On to Franzen on Turkle: 
The people she interviews have adopted new technologies in pursuit of greater control, only to feel controlled by them. The likably idealized selves that they’ve created with social media leave their real selves all the more isolated. They communicate incessantly but are afraid of face-to-face conversations; they worry, often nostalgically, that they’re missing out on something fundamental.
The potential detriment to children, in particularly, is the most alarming. Without conversation, they don't develop empathy, nor do they learn the means to deal with hardship, like bullying. Eek.
Schwartz relates his struggle to detach from technology. When he was unable to focus on a book, he realized he had to cut back on email and web surfing. With his daughter's assistance, he went cold-turkey (except for texting).
During those first few days, I did suffer withdrawal pangs, most of all the hunger to call up Google and search for an answer to some question that arose. But with each passing day offline, I felt more relaxed, less anxious, more able to focus and less hungry for the next shot of instant but short-lived stimulation. What happened to my brain is exactly what I hoped would happen: It began to quiet down. 

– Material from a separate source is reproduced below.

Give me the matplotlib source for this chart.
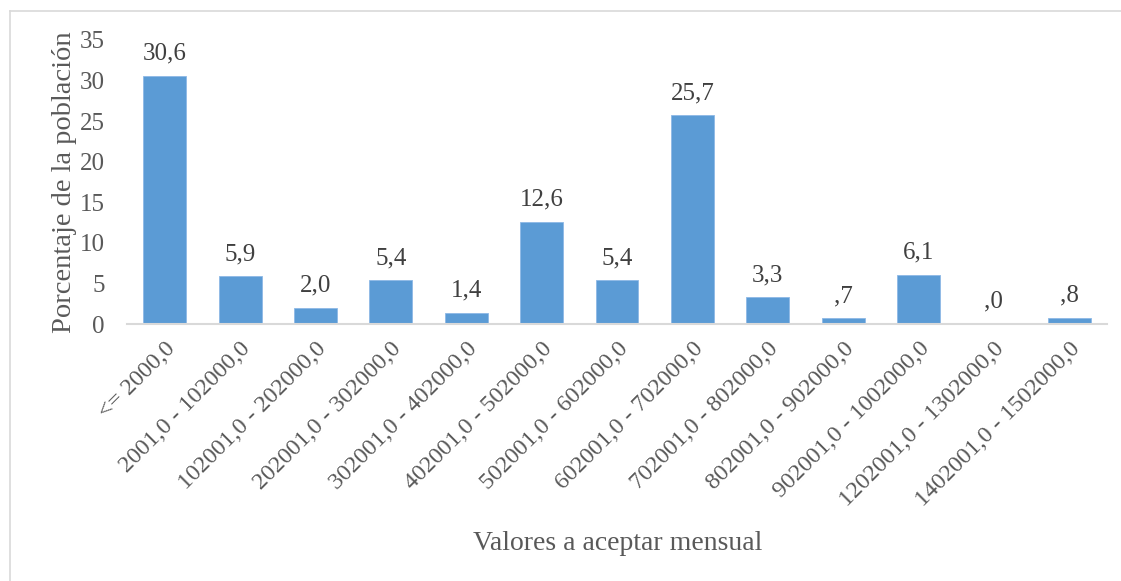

That was for vacation. He's back to work, which means, of course, he has to deal with emails and internet. But now he's able to control how much time he devotes to it.

Cuddy was the one who taught us that standing tall makes you feel awesome; so slouching over an iPhone can make you pretty bummed. Also premature hunches cannot be that appealing (but that's just my note).
I'm not so much of the DOOM outlook. I believe when something new comes on the scene, those who grew up without it don't know how to deal with it responsibly, as opposed to those who were born with it in hand. Print books are back to the point that bookstores are reopening, and e-book sales are decreasing. The novelty of ignoring real people will wear off soon. I hope.